Mike, thanks for taking time out of your busy day to share your insight about launching a space shuttle into space.
Well, thanks for having me. We're getting close to the launch of STS-121, another great mission, I expect, of the shuttle Discovery and her seven-man crew commanded by Steve Lindsey.
The launch window for this launch, and for all launches is very precise and often relatively short. How is the launch time determined?
It's a, it's a very complicated set of equations and determinations that go into an exact launch window. And so we have to launch at a particular time in order to catch up to the space station from below, as the space station is orbiting overhead of us.
So it's kind of like throwing a ball towards a speeding train and hoping to land the ball on the train. So we have to launch at a particular time to rendezvous with the station in orbit, and that, that set of equations says we really only have about a 10-minute period of time during which, on any particular day, we could launch and make it to the station.

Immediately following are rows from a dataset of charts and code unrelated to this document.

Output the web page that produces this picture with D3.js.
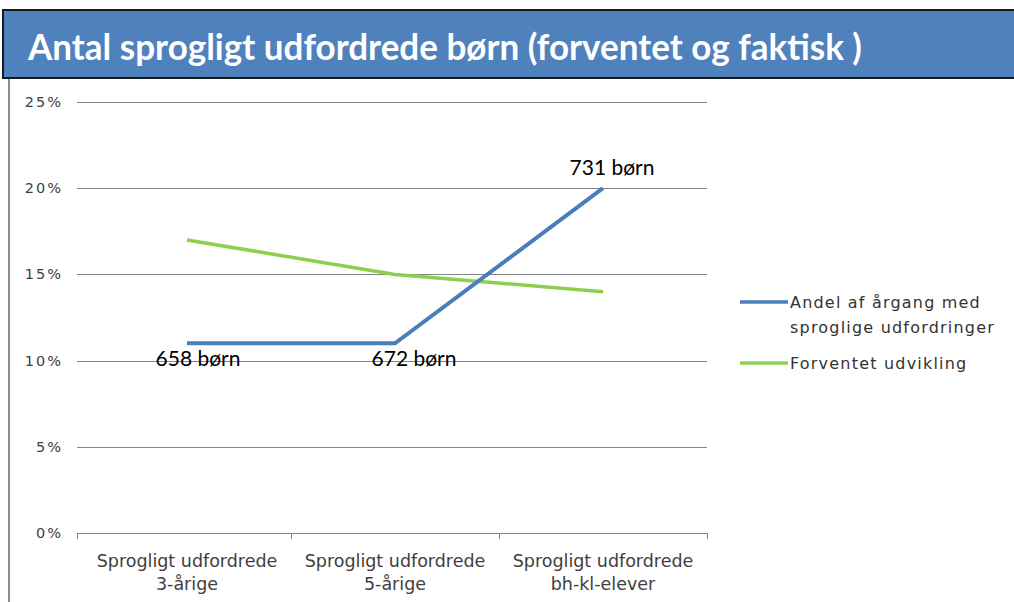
<!DOCTYPE html>
<html>
<head>
<meta charset="utf-8">
<script src="https://cdn.jsdelivr.net/npm/d3@7"></script>
<style>
  body { margin: 0; background: #fff; }
  svg { display: block; }
</style>
</head>
<body>
<div id="chart"></div>
<script>
// chart data
var categories = [
  ["Sprogligt udfordrede", "3-årige"],
  ["Sprogligt udfordrede", "5-årige"],
  ["Sprogligt  udfordrede", "bh-kl-elever"]
];
var actualShare = [0.11, 0.11, 0.20];     // Andel af årgang med sproglige udfordringer
var expectedShare = [0.17, 0.15, 0.14];   // Forventet udvikling
var childCounts = ["658 børn", "672 børn", "731 børn"];
var yTicks = [0, 0.05, 0.10, 0.15, 0.20, 0.25];
var seriesNames = [["Andel af årgang med", "sproglige udfordringer"], ["Forventet udvikling"]];

var width = 1014, height = 602;
var svg = d3.select("#chart").append("svg")
  .attr("width", width)
  .attr("height", height);

// title banner
svg.append("rect")
  .attr("x", 3).attr("y", 10)
  .attr("width", width + 10).attr("height", 68)
  .attr("fill", "#4f81bd")
  .attr("stroke", "#1a1a1a")
  .attr("stroke-width", 2);

svg.append("text")
  .attr("x", 28).attr("y", 60)
  .attr("fill", "#fff")
  .attr("font-family", "Lato, 'Open Sans', sans-serif")
  .attr("font-weight", "bold")
  .attr("font-size", 37)
  .attr("textLength", 834)
  .attr("lengthAdjust", "spacingAndGlyphs")
  .text("Antal sprogligt udfordrede børn (forventet og faktisk )");

// left frame line
svg.append("line")
  .attr("x1", 9).attr("x2", 9)
  .attr("y1", 79).attr("y2", height)
  .attr("stroke", "#8c8c8c")
  .attr("stroke-width", 2);

var plotLeft = 77, plotRight = 707;

// category positions (points), ticks halfway between them
var x = d3.scalePoint()
  .domain(d3.range(categories.length))
  .range([187, 603]);

var y = d3.scaleLinear()
  .domain([0, 0.25])
  .range([533, 102]);

var axisFont = "'DejaVu Sans', sans-serif";

// gridlines
svg.append("g")
  .selectAll("line")
  .data(yTicks)
  .enter().append("line")
  .attr("x1", plotLeft).attr("x2", plotRight)
  .attr("y1", d => Math.round(y(d)) + 0.5)
  .attr("y2", d => Math.round(y(d)) + 0.5)
  .attr("stroke", "#868686")
  .attr("stroke-width", 1);

// y labels
svg.append("g")
  .selectAll("text")
  .data(yTicks)
  .enter().append("text")
  .attr("x", 63)
  .attr("y", d => y(d) + 5)
  .attr("text-anchor", "end")
  .attr("font-family", axisFont)
  .attr("font-size", 14.5)
  .attr("letter-spacing", 2)
  .attr("fill", "#404040")
  .text(d3.format(".0%"));

// category ticks
var tickXs = [plotLeft]
  .concat(d3.range(categories.length - 1).map(i => (x(i) + x(i + 1)) / 2))
  .concat([plotRight]);
svg.append("g")
  .selectAll("line")
  .data(tickXs)
  .enter().append("line")
  .attr("x1", d => Math.round(d) + 0.5)
  .attr("x2", d => Math.round(d) + 0.5)
  .attr("y1", 533).attr("y2", 539)
  .attr("stroke", "#868686");

// category labels
var catLabels = svg.append("g")
  .selectAll("text")
  .data(categories)
  .enter().append("text")
  .attr("text-anchor", "middle")
  .attr("font-family", axisFont)
  .attr("font-size", 17.5)
  .attr("fill", "#404040");

catLabels.selectAll("tspan")
  .data((d, i) => d.map(t => ({ t: t, i: i })))
  .enter().append("tspan")
  .attr("x", d => x(d.i))
  .attr("y", (d, j) => 567 + j * 23)
  .text(d => d.t);

var line = d3.line()
  .x((d, i) => x(i))
  .y(d => y(d));

svg.append("path")
  .datum(expectedShare)
  .attr("d", line)
  .attr("fill", "none")
  .attr("stroke", "#8cd04f")
  .attr("stroke-width", 3.5);

svg.append("path")
  .datum(actualShare)
  .attr("d", line)
  .attr("fill", "none")
  .attr("stroke", "#4a7ebb")
  .attr("stroke-width", 4);

// data labels
var labelOffsets = [[11, 23], [19, 23], [9, -13]];
svg.append("g")
  .selectAll("text")
  .data(childCounts)
  .enter().append("text")
  .attr("x", (d, i) => x(i) + labelOffsets[i][0])
  .attr("y", (d, i) => y(actualShare[i]) + labelOffsets[i][1])
  .attr("text-anchor", "middle")
  .attr("font-family", "Lato, 'Open Sans', sans-serif")
  .attr("font-size", 21)
  .attr("fill", "#000")
  .text(d => d);

// legend
var legendColors = ["#4a7ebb", "#8cd04f"];
var legendY = [302, 363];
var legend = svg.append("g")
  .selectAll("g")
  .data(seriesNames)
  .enter().append("g");

legend.append("line")
  .attr("x1", 740).attr("x2", 788)
  .attr("y1", (d, i) => legendY[i]).attr("y2", (d, i) => legendY[i])
  .attr("stroke", (d, i) => legendColors[i])
  .attr("stroke-width", 3.5);

legend.append("text")
  .attr("font-family", axisFont)
  .attr("font-size", 16)
  .attr("letter-spacing", 1.2)
  .attr("fill", "#333")
  .selectAll("tspan")
  .data((d, i) => d.map(t => ({ t: t, i: i })))
  .enter().append("tspan")
  .attr("x", 790)
  .attr("y", (d, j) => legendY[d.i] + 6 + j * 25)
  .text(d => d.t);
</script>
</body>
</html>
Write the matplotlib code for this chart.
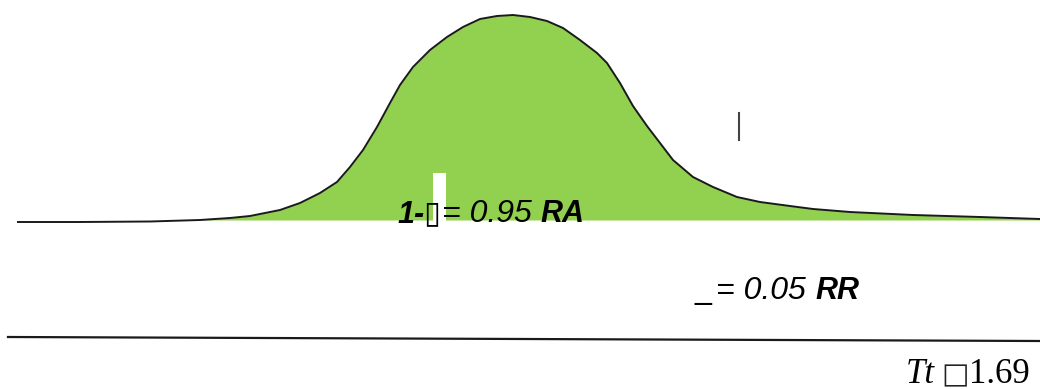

How long will it take to get Discovery into space?
It takes the shuttle approximately 8-1/2 minutes to get to orbit. And if you think about it, we're accelerating a 4-1/2 million pound system from zero miles per hour to its orbital velocity of 17,500 miles per hour in those 8-1/2 minutes. So it's a heck of a ride for the astronauts. When you are in the firing room on launch day, we hear the terms "t minus" a lot during the countdown. What does the "t" stand for? I joined the space program about 20 years ago and I asked this question of my, of my elders in the program when I did join, and it turns out that T stands for test. Because it's not always related to time. It could be the start of a particular test in our Orbiter Processing Facility that isindependent of the time of day.
A question a lot of people want to know is will the shuttle perform the same on-orbit 'flip' this time around?
You'll recall on STS-114, Eileen Collins, our commander on that mission, did this flip maneuver for the first time in the history of the program.
We did it in order to inspect the belly of the orbiter and other surfaces, but in particular the belly, to see if there's any damage to the tiles that we had incurred during ascent. And so that is baseline for every mission now in the shuttle program. As we approach the space station, we will do this reverse pitch maneuver, it's called, and do a flip and photograph the orbiter from the International Space Station.
So it's a very, very prudent thing to do, and we do plan to do it on every mission from here on out.
Tell us about the roll of the commander and pilot. Do they actually 'fly' the space shuttle?
It's funny, the entire shuttle system is computer controlled from liftoff 'til we make it into orbit, so it's really like autopilot for the commander and the pilot. For the most part, it's all fully automated, and the commander and the pilot, while watching all systems very, very closely for good performance, essentially are hands off in letting the autopilot fly the orbiter into orbit.
Landing day is a bit different. Once we're over top of the Shuttle Landing Facility, the commander does take control of the orbiter and flies it in for its final approach and touchdown.
After this mission successfully concludes, when will Discovery fly again?
Well, Discovery will fly two times this year -- for STS-121 of course, on July 1, and her second flight this year is currently scheduled for Dec. 14. So after she lands, we'll take Discovery back to the Orbiter Processing Facility to begin her about three-month turnaround in the Orbiter Processing Facility, after which we take her to the Vehicle Assembly Building and mate her up with the external tank and solid rocket boosters for her next mission.
Mike, thanks again for stopping by.
For NASA Direct at the Kennedy Space Center in Florida, I'm George Diller.